Mortgages over immoveable property are arguably one of the most important and effective forms of security in any financial transaction. More often than not, and especially in cases of home loans, mortgages are created over properties which are yet to be constructed and delivered. It is therefore crucial to understand the nature of mortgages over future properties.
The legal provisions
Section 5 of the Transfer of Property Act, 1882, defines transfer of property as an act by which a living person conveys property, in present or in future, to one or more other living persons. Mortgage is defined under section 58 of the act as a transfer of interest in specific immoveable property to secure the repayment of money advanced.
The term transfer in section 58 would bear the meaning assigned to it under section 5. It is pertinent to note that in Jugalkishore Saraf v Raw Cotton Co Ltd, the Supreme Court clarified that the term “in present or in future” in section 5 qualifies the act of conveyance and not “property”.
Some high courts have held that mortgages over future properties can be validly created.

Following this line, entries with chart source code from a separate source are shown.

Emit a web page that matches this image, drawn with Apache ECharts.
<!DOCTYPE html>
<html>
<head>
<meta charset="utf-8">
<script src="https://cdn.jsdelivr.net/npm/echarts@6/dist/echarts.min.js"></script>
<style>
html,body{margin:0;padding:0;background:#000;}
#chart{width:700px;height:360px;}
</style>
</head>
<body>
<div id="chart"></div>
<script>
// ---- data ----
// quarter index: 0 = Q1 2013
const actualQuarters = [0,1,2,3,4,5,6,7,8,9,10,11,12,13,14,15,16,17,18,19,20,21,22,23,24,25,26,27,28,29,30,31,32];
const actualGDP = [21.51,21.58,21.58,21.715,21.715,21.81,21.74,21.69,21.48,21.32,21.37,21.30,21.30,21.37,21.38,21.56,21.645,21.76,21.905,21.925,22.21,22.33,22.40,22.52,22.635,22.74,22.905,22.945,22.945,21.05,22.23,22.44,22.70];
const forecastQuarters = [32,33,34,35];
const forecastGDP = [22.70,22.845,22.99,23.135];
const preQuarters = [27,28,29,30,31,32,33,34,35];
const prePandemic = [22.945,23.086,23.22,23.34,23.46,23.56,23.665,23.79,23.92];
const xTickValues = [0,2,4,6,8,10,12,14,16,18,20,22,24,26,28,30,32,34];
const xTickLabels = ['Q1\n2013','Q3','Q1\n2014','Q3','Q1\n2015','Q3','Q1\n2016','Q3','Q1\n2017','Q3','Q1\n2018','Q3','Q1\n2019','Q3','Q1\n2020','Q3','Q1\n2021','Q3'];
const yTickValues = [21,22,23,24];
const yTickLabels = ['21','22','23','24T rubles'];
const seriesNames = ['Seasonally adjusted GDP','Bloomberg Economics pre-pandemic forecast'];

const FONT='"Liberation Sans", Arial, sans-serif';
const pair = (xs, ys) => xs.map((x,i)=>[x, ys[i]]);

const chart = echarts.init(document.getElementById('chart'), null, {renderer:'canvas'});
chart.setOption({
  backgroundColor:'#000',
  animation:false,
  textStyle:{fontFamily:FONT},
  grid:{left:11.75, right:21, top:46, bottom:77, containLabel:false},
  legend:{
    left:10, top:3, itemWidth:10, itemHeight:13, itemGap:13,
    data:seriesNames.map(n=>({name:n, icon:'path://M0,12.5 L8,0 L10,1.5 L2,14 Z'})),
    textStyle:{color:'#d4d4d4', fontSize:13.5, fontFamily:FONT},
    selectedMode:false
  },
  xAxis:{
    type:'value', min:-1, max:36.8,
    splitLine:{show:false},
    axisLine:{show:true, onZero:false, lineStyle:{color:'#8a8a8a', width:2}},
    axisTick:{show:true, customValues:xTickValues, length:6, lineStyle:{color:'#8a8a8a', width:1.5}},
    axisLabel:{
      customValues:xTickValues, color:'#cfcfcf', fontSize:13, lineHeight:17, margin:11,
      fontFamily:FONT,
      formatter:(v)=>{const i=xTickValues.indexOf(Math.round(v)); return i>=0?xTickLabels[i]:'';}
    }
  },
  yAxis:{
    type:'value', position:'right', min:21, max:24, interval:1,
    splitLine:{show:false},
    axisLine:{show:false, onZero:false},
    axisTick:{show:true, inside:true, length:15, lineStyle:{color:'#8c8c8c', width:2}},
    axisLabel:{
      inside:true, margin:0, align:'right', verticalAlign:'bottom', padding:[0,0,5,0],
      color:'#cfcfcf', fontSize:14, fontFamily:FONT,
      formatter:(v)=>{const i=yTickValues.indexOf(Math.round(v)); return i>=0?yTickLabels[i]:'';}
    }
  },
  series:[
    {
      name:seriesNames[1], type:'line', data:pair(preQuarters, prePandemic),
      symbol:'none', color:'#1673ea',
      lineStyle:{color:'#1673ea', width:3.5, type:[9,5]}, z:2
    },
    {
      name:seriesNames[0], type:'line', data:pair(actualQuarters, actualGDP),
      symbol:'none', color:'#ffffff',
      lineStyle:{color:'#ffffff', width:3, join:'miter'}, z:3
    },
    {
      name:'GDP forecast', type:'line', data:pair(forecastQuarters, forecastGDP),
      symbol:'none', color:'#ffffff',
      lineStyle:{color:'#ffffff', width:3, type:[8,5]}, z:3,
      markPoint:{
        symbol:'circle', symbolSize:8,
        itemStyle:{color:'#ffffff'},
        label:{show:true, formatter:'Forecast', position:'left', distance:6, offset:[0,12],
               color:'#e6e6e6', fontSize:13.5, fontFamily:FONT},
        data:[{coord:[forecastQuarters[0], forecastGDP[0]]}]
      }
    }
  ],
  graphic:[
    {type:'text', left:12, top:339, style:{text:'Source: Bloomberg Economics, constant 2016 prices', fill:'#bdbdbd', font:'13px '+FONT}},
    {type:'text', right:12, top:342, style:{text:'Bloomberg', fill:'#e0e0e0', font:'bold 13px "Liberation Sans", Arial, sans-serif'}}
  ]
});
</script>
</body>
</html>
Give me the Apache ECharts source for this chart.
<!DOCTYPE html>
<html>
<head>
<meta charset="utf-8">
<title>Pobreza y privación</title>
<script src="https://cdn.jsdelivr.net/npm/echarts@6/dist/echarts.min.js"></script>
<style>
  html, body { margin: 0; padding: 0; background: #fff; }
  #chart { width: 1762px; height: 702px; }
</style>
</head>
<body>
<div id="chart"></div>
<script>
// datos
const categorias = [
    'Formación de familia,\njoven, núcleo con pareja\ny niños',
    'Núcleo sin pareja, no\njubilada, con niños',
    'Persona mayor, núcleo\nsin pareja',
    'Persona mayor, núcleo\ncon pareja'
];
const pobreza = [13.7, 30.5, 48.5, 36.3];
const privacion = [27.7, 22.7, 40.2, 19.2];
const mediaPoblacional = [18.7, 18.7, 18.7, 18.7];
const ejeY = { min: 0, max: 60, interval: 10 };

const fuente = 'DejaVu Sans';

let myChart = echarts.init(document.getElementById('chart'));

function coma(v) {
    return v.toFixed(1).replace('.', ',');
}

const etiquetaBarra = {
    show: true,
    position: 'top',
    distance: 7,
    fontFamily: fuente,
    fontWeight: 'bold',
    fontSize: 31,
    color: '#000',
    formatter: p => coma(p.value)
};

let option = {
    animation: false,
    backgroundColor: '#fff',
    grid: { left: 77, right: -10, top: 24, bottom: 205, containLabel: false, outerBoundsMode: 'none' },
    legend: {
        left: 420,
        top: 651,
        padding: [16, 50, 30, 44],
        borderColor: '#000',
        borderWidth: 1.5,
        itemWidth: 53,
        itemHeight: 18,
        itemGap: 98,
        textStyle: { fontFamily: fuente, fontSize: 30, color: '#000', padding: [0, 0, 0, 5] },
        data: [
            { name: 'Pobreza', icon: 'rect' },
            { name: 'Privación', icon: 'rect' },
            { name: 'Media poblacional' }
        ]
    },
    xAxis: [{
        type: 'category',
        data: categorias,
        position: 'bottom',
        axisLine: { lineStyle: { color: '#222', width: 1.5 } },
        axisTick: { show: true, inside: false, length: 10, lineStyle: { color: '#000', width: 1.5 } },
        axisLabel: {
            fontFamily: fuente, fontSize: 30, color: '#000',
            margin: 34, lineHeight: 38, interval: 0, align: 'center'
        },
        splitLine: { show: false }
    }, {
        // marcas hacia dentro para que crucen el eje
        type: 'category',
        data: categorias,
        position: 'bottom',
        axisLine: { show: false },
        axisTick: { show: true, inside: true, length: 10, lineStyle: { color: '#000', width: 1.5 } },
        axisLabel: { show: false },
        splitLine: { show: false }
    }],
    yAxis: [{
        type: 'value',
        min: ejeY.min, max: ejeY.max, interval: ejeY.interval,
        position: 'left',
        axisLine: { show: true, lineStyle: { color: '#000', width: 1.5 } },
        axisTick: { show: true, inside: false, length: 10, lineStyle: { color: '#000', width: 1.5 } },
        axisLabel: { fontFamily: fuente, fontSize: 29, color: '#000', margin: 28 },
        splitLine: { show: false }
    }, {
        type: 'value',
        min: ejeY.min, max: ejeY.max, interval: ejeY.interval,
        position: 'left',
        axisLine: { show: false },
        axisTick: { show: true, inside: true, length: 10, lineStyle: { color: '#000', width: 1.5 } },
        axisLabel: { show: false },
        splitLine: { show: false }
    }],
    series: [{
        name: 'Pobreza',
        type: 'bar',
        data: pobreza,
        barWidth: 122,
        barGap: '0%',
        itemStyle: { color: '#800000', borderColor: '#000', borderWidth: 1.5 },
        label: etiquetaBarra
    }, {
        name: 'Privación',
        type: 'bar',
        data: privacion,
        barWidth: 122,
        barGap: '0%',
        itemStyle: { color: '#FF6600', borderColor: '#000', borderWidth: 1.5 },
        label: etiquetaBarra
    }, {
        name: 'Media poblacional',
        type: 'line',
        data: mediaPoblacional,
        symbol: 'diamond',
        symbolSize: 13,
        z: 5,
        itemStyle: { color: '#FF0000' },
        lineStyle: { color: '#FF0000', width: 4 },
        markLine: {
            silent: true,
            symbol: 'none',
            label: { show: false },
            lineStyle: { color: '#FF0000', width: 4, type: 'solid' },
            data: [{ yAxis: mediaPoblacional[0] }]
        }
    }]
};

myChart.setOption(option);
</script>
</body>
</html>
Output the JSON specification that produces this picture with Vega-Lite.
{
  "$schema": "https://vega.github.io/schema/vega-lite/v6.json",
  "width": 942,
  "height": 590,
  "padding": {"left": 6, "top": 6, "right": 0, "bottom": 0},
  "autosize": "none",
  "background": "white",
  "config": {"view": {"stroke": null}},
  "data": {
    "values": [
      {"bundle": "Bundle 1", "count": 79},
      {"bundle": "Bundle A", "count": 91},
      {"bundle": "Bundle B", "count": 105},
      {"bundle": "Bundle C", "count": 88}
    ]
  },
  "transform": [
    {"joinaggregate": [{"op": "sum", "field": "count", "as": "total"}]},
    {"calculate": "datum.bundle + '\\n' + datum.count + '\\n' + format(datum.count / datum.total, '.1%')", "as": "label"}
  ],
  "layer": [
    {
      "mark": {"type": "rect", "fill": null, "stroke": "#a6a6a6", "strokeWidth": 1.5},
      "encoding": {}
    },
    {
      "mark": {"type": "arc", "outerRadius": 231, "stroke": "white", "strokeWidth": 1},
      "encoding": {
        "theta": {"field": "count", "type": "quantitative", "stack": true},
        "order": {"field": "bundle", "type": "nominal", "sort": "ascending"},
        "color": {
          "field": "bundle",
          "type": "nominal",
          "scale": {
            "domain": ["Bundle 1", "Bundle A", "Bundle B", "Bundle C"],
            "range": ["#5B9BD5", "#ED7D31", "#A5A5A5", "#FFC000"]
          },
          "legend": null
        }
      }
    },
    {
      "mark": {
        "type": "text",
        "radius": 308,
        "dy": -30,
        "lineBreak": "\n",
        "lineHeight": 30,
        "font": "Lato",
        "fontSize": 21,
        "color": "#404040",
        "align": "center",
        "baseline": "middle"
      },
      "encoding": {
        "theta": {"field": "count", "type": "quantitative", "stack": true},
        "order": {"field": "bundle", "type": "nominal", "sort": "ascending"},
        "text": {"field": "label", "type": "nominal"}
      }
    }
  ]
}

These judgments were based on certain English decisions which recognized the equitable principle of treating as done that which ought to be done.
The English decisions consistently held that while one cannot assign what is not in existence, one can contract to assign future property, and when it comes into existence, equity, treating as done that which ought to be done, fastens upon that property, thereby making the contract to assign a complete assignment.
Supreme Court clarifies
The Supreme Court basically ended the debate over transfer of future property in the Jugalkishore Saraf case (1955), which dealt with assignment of a future decree. The court held that under the act, there can be no transfer of property which is not in existence at the date of transfer.
On the question of the equitable principle and its effect on a prior written agreement, the court held that an intended transferee can enforce a contract for the transfer of future property when the property comes into existence. However, the legal title in the property passes only when the transferor voluntarily executes a transfer deed, or is compelled to do so by a decree for specific performance. The transfer of title is brought about not by the prior agreement for transfer but by the subsequent transfer deed.
To obviate the delay and expense involved in such a transfer, equity intervenes and places the parties in the position that they were intended to be placed by the prior agreement, without requiring the intended transferee to seek a decree for specific performance.
According to the Supreme Court, this transfer is brought about by operation of equity and not by the prior agreement and therefore the after-acquired property is not transferred by the earlier agreement in writing and the title does not relate back to the previous agreement and convert it into a transfer deed.
Applying this principle, an instrument for the mortgage of future property is not converted into a mortgage deed once the property comes into existence but remains an enforceable agreement, since under the act a mortgage can be created only by way of a registered instrument and not by operation of law.
The full bench of Madras High Court in the case of Chief Controlling Revenue Authority v Sudarsanam Picture (1967) added a new dimension to the law by holding that a non-existent property cannot be a “specified property” as used in the definition of mortgage. According to the court, any future or non-existent property cannot be regarded as certain and defined before it exists. Instead, it is nothing but hope and expectation to produce property as specified.
Further clarity required
Based on the above, it is clear that a mortgage or transfer of non-existent property operates as a contract to be performed in the future which may be specifically enforced as soon as the property comes into existence, but it does not operate as a mortgage or transfer.
The question that remains to be answered is whether this principle would apply in cases of equitable mortgage, where deposit of title deeds is sufficient to create a valid mortgage and where no written agreement is required.
Once the property comes into existence, would the continued deposit of title deeds itself act as creation of the mortgage or would constructive delivery of title deeds be required?